Les bienfaits de Dieu répondent à la magnificence de ses promesses, et à la sévérité redoutable de ses menaces. Toutes les créatures visibles concourent à nous faire du bien ; car outre les bénédictions temporelles, la terre remplie de la connaissance de Dieu, les cœurs sanctifiés, les âmes consolées, l’Évangile prêché partout l’univers, le. Fils de Dieu mort pour nos offenses, et ressuscité pour notre justification, ce crucifié sortant du tombeau pour nous apporter la paix de Dieu, et pour sceller la vérité de son Évangile par ses fréquentes apparitions, le Saint-Esprit se répandant visiblement et communément sur les hommes, une multitude de martyrs envoyés de Dieu pour retirer les hommes du vice et de la superstition par leurs paroles et par leurs exemples, sont des bienfaits qui assortissent merveilleusement les promesses et les menaces, et qui nous persuadent que la morale de Jésus-Christ a autant de ce qui élève et qui fortifie les âmes, que de ce qui frappe et qui surprend les esprits.

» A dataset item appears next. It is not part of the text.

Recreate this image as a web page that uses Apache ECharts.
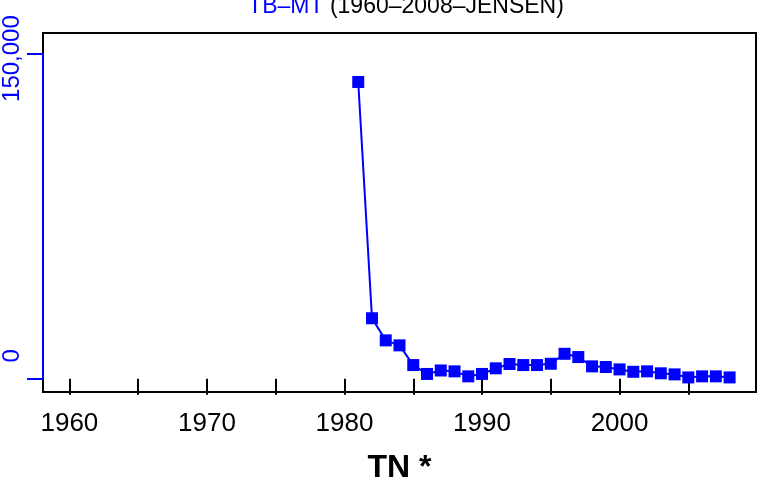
<!DOCTYPE html>
<html>
<head>
<meta charset="utf-8">
<script src="https://cdn.jsdelivr.net/npm/echarts@6/dist/echarts.min.js"></script>
<style>
html,body{margin:0;padding:0;background:#fff;}
#chart{width:759px;height:487px;}
</style>
</head>
<body>
<div id="chart"></div>
<script>
// Data
var years = [1981,1982,1983,1984,1985,1986,1987,1988,1989,1990,1991,1992,1993,1994,1995,1996,1997,1998,1999,2000,2001,2002,2003,2004,2005,2006,2007,2008];
var values = [136900,27900,17700,15400,6300,2200,3800,3400,1100,2200,4800,6800,6300,6300,6900,11500,10000,5700,5400,4300,3200,3400,2500,2000,600,1100,1100,600];
var xTickValues = [1960,1965,1970,1975,1980,1985,1990,1995,2000,2005];
var xLabelValues = [1960,1970,1980,1990,2000];
var yTickValues = [0,150000];
var yTickLabels = ['0','150,000'];
var titleMain = 'TB\u2013MT';
var titleSub = '(1960\u20132008\u2013JENSEN)';
var xName = 'TN *';

var FONT = '"Liberation Sans", Arial, Helvetica, sans-serif';
var BLUE = '#0000FF';

var chart = echarts.init(document.getElementById('chart'), null, {renderer:'canvas'});
var xMin = 1960 - 0.04*48, xMax = 2008 + 0.04*48;

chart.setOption({
  animation:false,
  backgroundColor:'#ffffff',
  title:{
    text:'{a|'+titleMain+'} {b|'+titleSub+'}',
    left:401, top:-10, textAlign:'center',
    textStyle:{
      fontFamily:FONT, fontSize:23, fontWeight:'normal',
      rich:{
        a:{color:BLUE, fontFamily:FONT, fontSize:23},
        b:{color:'#000', fontFamily:FONT, fontSize:23}
      }
    }
  },
  grid:{left:43, right:3, top:33, bottom:95, containLabel:false, outerBoundsMode:'none',
    show:true, borderColor:'#000', borderWidth:2, backgroundColor:'transparent'},
  xAxis:{
    type:'value', min:xMin, max:xMax,
    axisLine:{show:false},
    splitLine:{show:false},
    axisTick:{show:true, inside:false, length:16, lineStyle:{color:'#000', width:2}, customValues:xTickValues},
    axisLabel:{show:true, margin:19, fontFamily:FONT, fontSize:26, color:'#000', customValues:xLabelValues,
      formatter:function(v){return String(v);}},
    name:xName, nameLocation:'middle', nameGap:60,
    nameTextStyle:{fontFamily:FONT, fontSize:32, fontWeight:'bold', color:'#000'}
  },
  yAxis:{
    type:'value', min:-6125, max:159490,
    axisLine:{show:false},
    splitLine:{show:false},
    axisTick:{show:true, inside:false, length:16, lineStyle:{color:BLUE, width:2}, customValues:yTickValues},
    axisLabel:{show:true, rotate:90, margin:19, fontFamily:FONT, fontSize:24, color:BLUE, customValues:yTickValues,
      formatter:function(v){
        var i = yTickValues.indexOf(v);
        var t = i>=0 ? yTickLabels[i] : '';
        return v===0 ? '{z|'+t+'}' : '{n|'+t+'}';
      },
      rich:{
        z:{fontFamily:FONT, fontSize:24, color:BLUE, padding:[0,0,0,46]},
        n:{fontFamily:FONT, fontSize:24, color:BLUE, padding:[0,10,0,0]}
      }
    }
  },
  series:[{
    type:'line',
    data:years.map(function(y,i){return [y, values[i]];}),
    clip:false,
    symbol:'rect', symbolSize:12,
    lineStyle:{color:BLUE, width:2},
    itemStyle:{color:BLUE},
    markLine:{
      silent:true, symbol:'none', animation:false,
      label:{show:false},
      lineStyle:{color:BLUE, width:2, type:'solid'},
      data:[[{coord:[xMin, yTickValues[0]]},{coord:[xMin, yTickValues[yTickValues.length-1]]}]]
    }
  }]
});
</script>
</body>
</html>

10° Mais pour nous montrer que cette morale n’est pas une simple idée de perfection, la sagesse divine a voulu que non seulement elle fût écrite dans les livres du Nouveau Testament, mais encore qu’elle fût gravée premièrement dans la vie de Jésus-Christ, et ensuite dans la pratique des premiers fidèles. Ce ne sont point ici des docteurs qu’on puisse accuser de parler bien et d’agir mal, comme l’on accusait Sénèque de faire de très beaux discours sur la pauvreté et sur le mépris des biens de la fortune, pendant qu’il possédait plus de richesses et de plus belles maisons de plaisance, que les plus riches citoyens de Rome. Ceux-ci confirment tout ce qu’ils disent ; et par l’anéantissement de leurs mauvaises passions, ils forment une société entièrement conforme à celle que nous avons entrevue tantôt, en suivant l’idée du devoir ; ils renoncent aux passions qui les distinguaient ; ils oublient leur rang et leur condition, pour se traiter en frères ; ils confondent leurs intérêts ; ils vendent leurs professions pour en soulager les nécessités les uns des autres ; ils se réjouissent d’avoir été trouvés dignes de souffrir pour le nom de Dieu. Tout sert à leur bonheur, jusqu’aux afflictions. Il prient Dieu pour ceux qui les persécutent ; et comme c’est la charité, et non l’amour-propre, qui est la règle de leurs affections, tous les mouvements de leur cœur n’ont qu’un même centre, qui est la gloire de Dieu et le bien du prochain : ce qui fait dire à l’Écriture, qu’ils n’étaient qu’un cœur et qu’une âme.
J’avoue que cet état n’a pu subsister toujours dans l’Église ; mais la sagesse de Dieu a permis qu’il durât quelque temps, pour nous laisser entrevoir une image du ciel sur la terre, et pour confirmer par la beauté de cet exemple une morale qui était déjà soutenue par de si grands et de si puissants motifs.